X = np.array([[1], [2], [3], [4], [5]])
y = np.array([1.5, 3.2, 2.8, 5.0, 7.2])

# Train model
model = SimpleGradientBoostingRegressor(n_estimators=10, learning_rate=0.1, max_depth=2)
model.fit(X, y)

# Predictions
predictions = model.predict(X)

# Evaluate model
print(mean_squared_error(y, predictions))
print(r2_score(y, predictions))

2.3767754788396735
0.39219121347185104


# Q3.
###  Experiment with different hyperparameters such as learning rate, number of trees, and tree depth to optimise the performance of the model.

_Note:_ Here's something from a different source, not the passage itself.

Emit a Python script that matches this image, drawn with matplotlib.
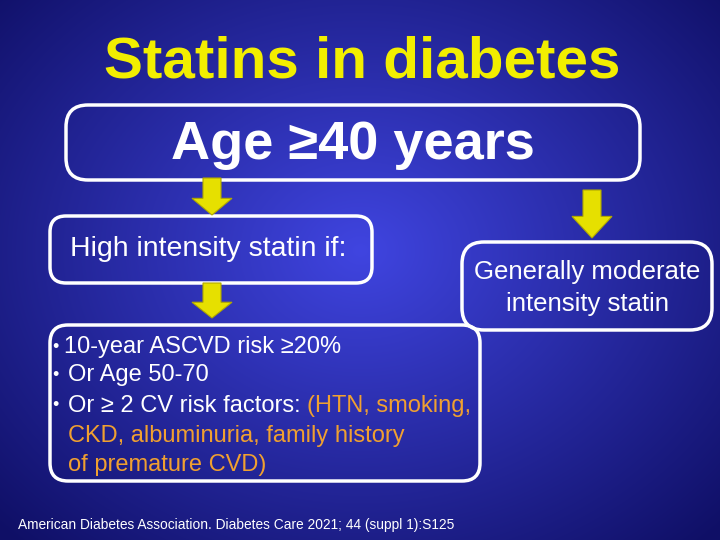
import numpy as np
import matplotlib.pyplot as plt
from matplotlib.patches import FancyBboxPatch, Polygon

title = "Statins in diabetes"
age_text = "Age \u226540 years"
high_text = "High intensity statin if:"
moderate_lines = ["Generally moderate", "intensity statin"]
bullet_lines = ["10-year ASCVD risk \u226520%", "Or Age 50-70", "Or \u2265 2 CV risk factors: "]
orange_lines = ["(HTN, smoking,", "CKD, albuminuria, family history", "of premature CVD)"]
footer = "American Diabetes Association. Diabetes Care 2021; 44 (suppl 1):S125"

plt.rcParams['font.family'] = ['Liberation Sans', 'DejaVu Sans']

fig = plt.figure(figsize=(7.2, 5.4), dpi=100)
ax = fig.add_axes([0, 0, 1, 1])
ax.set_xlim(0, 720)
ax.set_ylim(540, 0)
ax.axis('off')

# radial blue background
yy, xx = np.mgrid[0:540, 0:720]
r = np.sqrt(((xx - 360) / 500) ** 2 + ((yy - 250) / 400) ** 2)
r = np.clip(r, 0, 1)
c0 = np.array([0.25, 0.27, 0.88])
c1 = np.array([0.06, 0.06, 0.40])
img = c0 + (c1 - c0) * r[..., None]
ax.imshow(img, extent=[0, 720, 540, 0], aspect='auto', zorder=0)

def box(x0, y0, x1, y1, rad):
    ax.add_patch(FancyBboxPatch((x0 + rad, y0 + rad), x1 - x0 - 2 * rad, y1 - y0 - 2 * rad,
                                boxstyle="round,pad=%d" % rad, fc='none', ec='white',
                                lw=2.5, zorder=2))

def arrow(xc, y0, y1):
    sw, hw = 9, 20
    ym = y0 + (y1 - y0) * 0.55
    pts = [(xc - sw, y0), (xc + sw, y0), (xc + sw, ym), (xc + hw, ym),
           (xc, y1), (xc - hw, ym), (xc - sw, ym)]
    ax.add_patch(Polygon(pts, closed=True, fc='#e6e000', ec='#b0a800', lw=0.8, zorder=3))

yellow = '#f2ee00'
ax.text(362, 62, title, color=yellow, fontsize=42, fontweight='bold', ha='center', va='center')

box(66, 105, 640, 180, 22)
ax.text(353, 145, age_text, color='white', fontsize=39, fontweight='bold', ha='center', va='center')

arrow(212, 178, 215)
arrow(592, 190, 238)
arrow(212, 283, 318)

box(50, 216, 372, 283, 16)
ax.text(208, 249, high_text, color='white', fontsize=20.5, ha='center', va='center')

box(462, 242, 712, 330, 22)
for i, line in enumerate(moderate_lines):
    ax.text(587, 272 + i * 32, line, color='white', fontsize=18.5, ha='center', va='center')

box(50, 325, 480, 481, 18)
ys = [347, 375, 406, 436, 465]
for i, line in enumerate(bullet_lines):
    ax.text(52, ys[i], "\u2022", color='white', fontsize=13, ha='left', va='center')
    t = ax.text(64 if i == 0 else 68, ys[i], line, color='white', fontsize=17, ha='left', va='center')
fig.canvas.draw()
bb = t.get_window_extent()
x_end = ax.transData.inverted().transform((bb.x1, bb.y0))[0]
ax.text(x_end, ys[2], orange_lines[0], color='#f0a030', fontsize=17, ha='left', va='center')
ax.text(68, ys[3], orange_lines[1], color='#f0a030', fontsize=17, ha='left', va='center')
ax.text(68, ys[4], orange_lines[2], color='#f0a030', fontsize=17, ha='left', va='center')

ax.text(18, 525, footer, color='white', fontsize=9.9, ha='left', va='center')

fig.savefig('out.png', dpi=100)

Use grid search or random search to find the best hyperparameters

In [2]:
from sklearn.model_selection import GridSearchCV
from sklearn.ensemble import GradientBoostingRegressor

In [3]:
X = np.array([[1], [2], [3], [4], [5]])
y = np.array([1.5, 3.2, 2.8, 5.0, 7.2])

In [4]:
param_grid = {
    'n_estimators': [10, 50, 100],
    'learning_rate': [0.01, 0.1, 0.2],
    'max_depth': [2, 3, 4]
}


In [5]:
model = GradientBoostingRegressor()
grid_search = GridSearchCV(estimator=model, param_grid=param_grid, scoring='neg_mean_squared_error', cv=3)
grid_search.fit(X, y)

In [8]:
best_params = grid_search.best_params_
best_params

{'learning_rate': 0.2, 'max_depth': 3, 'n_estimators': 100}

In [9]:
best_model = grid_search.best_estimator_
best_model

In [10]:
predictions = best_model.predict(X)
print(mean_squared_error(y, predictions))
print(r2_score(y, predictions))

2.1169863720527904e-16
1.0


# Q4.
### What is a weak learner in Gradient Boosting?

A weak learner in Gradient Boosting is a simple model that performs slightly better than random guessing. It has limited predictive power individually but can be significantly improved when combined with other weak learners. In Gradient Boosting, decision trees with shallow depth are commonly used as weak learners.

# Q5.
### What is the intuition behind the Gradient Boosting algorithm?

- The intuition behind Gradient Boosting is to sequentially add models to an ensemble where each new model aims to correct the errors made by the previous models. By minimizing the residuals of the predictions iteratively, the ensemble's performance improves over time. This is done by fitting each new model to the negative gradient of the loss function with respect to the ensemble's current predictions.

# Q6.
### How does the Gradient Boosting algorithm build an ensemble of weak learners?

- Initialize the model
- Compute Residuals
- Fit a Weak Learner
- Update the model
- Repeat 
- Final Model : sum of the initial model and the scaled predictions of all the weak learners.

# Q7.
### What are the steps involved in constructing the mathematical intuition of the Gradient Boosting algorithm?

- Initialize with a simple model, such as the mean of the target values.
- Compute residuals for the current model.
- Fit a weak learner to the residuals.
- Update the model by adding the weak learner's predictions, scaled by a - learning rate.
- Repeat the process for a specified number of iterations.
- Combine all weak learners to form the final model.